[Aim of the exercise]: Extract the lines of the material below, beginning with the first and ending with the line that holds "plt.rcParams['mathtext.rm'] = 'Liberation". Skip every picture.

Start Listed records

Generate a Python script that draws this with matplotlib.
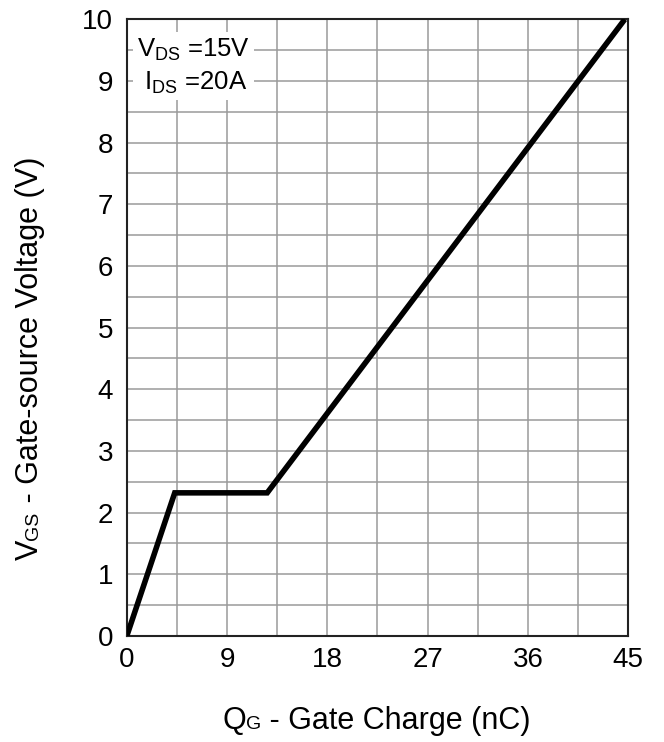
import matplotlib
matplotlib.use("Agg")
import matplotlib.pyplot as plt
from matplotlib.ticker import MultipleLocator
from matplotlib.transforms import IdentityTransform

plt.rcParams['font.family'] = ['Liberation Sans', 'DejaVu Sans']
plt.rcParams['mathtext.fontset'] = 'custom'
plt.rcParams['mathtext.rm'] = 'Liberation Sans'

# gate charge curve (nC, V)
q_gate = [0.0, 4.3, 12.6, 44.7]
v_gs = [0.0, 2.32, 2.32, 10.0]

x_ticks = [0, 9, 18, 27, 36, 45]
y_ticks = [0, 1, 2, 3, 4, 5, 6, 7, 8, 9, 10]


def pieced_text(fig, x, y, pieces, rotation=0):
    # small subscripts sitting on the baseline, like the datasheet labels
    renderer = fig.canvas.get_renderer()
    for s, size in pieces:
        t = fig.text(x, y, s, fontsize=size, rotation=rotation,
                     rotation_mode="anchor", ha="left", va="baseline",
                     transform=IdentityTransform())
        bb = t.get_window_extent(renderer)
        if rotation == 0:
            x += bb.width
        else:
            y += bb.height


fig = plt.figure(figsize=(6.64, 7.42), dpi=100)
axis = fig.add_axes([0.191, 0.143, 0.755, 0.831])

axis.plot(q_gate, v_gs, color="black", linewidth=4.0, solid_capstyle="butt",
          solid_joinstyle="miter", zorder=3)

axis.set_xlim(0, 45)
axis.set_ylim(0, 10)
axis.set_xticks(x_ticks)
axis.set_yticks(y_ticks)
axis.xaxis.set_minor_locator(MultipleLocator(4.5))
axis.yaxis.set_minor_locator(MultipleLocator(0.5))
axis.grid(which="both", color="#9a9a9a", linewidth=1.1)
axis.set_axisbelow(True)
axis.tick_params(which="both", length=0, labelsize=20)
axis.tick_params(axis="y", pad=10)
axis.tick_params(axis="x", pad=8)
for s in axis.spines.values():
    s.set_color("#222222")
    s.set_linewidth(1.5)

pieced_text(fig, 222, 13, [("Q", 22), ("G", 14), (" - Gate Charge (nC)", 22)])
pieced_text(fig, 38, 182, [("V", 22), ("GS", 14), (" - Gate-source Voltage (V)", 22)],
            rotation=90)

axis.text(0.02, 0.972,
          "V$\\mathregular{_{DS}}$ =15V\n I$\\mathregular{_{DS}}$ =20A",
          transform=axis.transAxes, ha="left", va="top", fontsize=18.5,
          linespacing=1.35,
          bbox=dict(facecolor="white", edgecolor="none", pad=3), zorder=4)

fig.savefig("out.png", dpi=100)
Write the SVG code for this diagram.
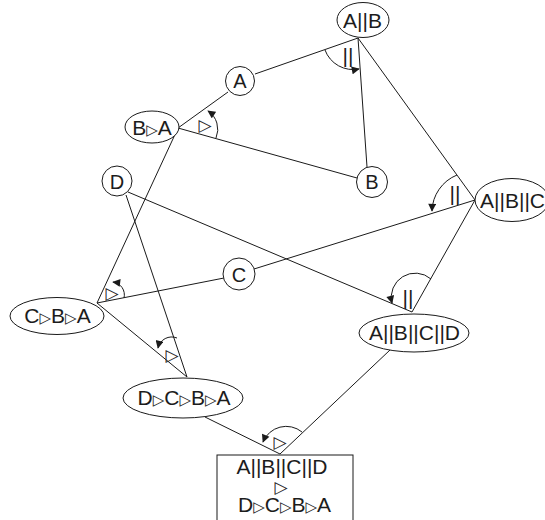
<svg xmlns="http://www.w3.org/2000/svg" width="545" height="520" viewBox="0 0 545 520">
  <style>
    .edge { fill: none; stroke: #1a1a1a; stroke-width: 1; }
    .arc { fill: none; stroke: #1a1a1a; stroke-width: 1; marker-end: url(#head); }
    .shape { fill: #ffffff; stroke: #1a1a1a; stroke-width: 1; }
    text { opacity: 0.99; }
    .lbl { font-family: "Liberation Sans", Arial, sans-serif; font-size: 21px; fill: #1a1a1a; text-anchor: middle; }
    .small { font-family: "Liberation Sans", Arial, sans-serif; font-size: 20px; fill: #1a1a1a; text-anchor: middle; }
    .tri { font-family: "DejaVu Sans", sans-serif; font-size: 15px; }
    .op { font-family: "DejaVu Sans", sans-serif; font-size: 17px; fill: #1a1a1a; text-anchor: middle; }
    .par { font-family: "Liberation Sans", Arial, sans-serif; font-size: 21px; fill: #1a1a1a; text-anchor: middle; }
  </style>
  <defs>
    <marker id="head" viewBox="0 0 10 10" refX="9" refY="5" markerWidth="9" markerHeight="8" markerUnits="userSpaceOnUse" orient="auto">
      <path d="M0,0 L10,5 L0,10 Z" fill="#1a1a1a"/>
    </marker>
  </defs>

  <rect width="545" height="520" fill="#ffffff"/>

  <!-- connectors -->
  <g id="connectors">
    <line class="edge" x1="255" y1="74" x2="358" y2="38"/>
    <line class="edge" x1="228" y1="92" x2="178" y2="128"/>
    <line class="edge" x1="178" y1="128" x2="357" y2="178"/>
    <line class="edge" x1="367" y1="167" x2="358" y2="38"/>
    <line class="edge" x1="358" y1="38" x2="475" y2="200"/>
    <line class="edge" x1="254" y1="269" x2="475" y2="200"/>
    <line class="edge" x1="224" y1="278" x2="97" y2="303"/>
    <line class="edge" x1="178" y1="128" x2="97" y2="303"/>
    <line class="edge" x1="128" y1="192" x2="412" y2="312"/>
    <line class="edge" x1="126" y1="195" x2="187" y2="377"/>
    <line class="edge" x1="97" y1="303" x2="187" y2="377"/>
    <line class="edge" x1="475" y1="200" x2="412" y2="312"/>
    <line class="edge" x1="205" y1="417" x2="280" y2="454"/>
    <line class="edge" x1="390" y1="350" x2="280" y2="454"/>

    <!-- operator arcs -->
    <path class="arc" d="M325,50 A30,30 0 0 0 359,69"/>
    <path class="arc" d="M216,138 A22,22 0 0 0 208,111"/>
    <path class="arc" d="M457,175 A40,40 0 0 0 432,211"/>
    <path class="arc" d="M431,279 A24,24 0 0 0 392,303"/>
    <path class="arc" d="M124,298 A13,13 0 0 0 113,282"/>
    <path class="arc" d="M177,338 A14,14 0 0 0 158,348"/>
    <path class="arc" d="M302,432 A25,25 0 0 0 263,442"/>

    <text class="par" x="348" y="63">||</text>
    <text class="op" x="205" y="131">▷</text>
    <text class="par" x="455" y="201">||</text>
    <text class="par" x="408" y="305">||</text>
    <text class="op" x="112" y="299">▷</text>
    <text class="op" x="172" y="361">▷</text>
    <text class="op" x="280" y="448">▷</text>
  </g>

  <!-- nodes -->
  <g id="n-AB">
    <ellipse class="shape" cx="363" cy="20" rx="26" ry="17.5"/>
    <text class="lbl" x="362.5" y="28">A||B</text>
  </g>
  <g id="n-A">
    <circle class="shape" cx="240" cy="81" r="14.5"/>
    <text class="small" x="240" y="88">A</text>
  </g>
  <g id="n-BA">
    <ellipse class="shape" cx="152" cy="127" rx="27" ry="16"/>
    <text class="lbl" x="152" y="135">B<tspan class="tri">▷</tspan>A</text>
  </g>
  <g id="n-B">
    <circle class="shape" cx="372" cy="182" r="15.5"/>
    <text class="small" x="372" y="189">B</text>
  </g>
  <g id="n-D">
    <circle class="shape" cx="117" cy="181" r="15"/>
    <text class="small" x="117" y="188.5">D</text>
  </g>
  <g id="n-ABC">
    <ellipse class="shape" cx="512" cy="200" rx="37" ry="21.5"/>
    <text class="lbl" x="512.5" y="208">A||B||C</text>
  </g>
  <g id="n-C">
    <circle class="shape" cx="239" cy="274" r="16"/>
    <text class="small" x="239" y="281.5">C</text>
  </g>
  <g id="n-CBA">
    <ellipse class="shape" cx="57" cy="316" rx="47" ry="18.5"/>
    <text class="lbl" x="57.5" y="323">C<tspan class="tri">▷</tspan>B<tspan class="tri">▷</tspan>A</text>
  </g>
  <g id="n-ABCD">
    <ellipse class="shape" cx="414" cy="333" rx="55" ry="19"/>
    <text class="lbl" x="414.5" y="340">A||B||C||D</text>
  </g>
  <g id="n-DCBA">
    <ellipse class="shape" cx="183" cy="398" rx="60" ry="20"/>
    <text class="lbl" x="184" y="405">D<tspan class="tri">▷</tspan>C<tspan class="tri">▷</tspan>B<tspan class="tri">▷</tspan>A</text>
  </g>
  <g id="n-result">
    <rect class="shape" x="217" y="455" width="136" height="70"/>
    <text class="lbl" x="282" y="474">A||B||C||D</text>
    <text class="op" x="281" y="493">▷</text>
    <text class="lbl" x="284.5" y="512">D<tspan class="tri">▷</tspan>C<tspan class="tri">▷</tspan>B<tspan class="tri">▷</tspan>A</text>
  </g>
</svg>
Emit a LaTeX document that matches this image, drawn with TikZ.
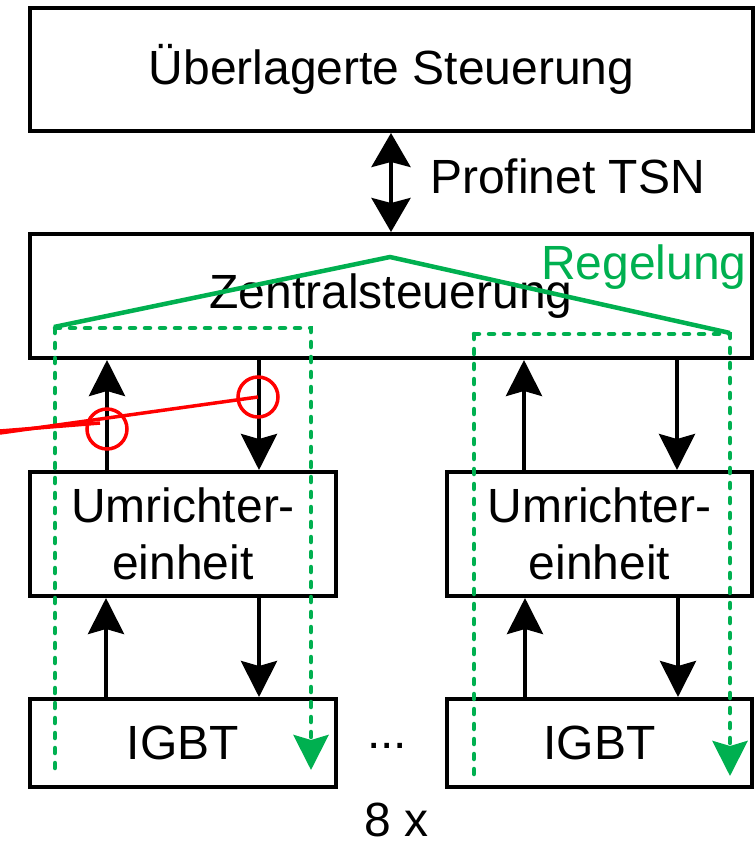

End Listed records

[Result]:
Generate a Python script that draws this with matplotlib.
import matplotlib
matplotlib.use("Agg")
import matplotlib.pyplot as plt
from matplotlib.ticker import MultipleLocator
from matplotlib.transforms import IdentityTransform

plt.rcParams['font.family'] = ['Liberation Sans', 'DejaVu Sans']
plt.rcParams['mathtext.fontset'] = 'custom'
plt.rcParams['mathtext.rm'] = 'Liberation Sans'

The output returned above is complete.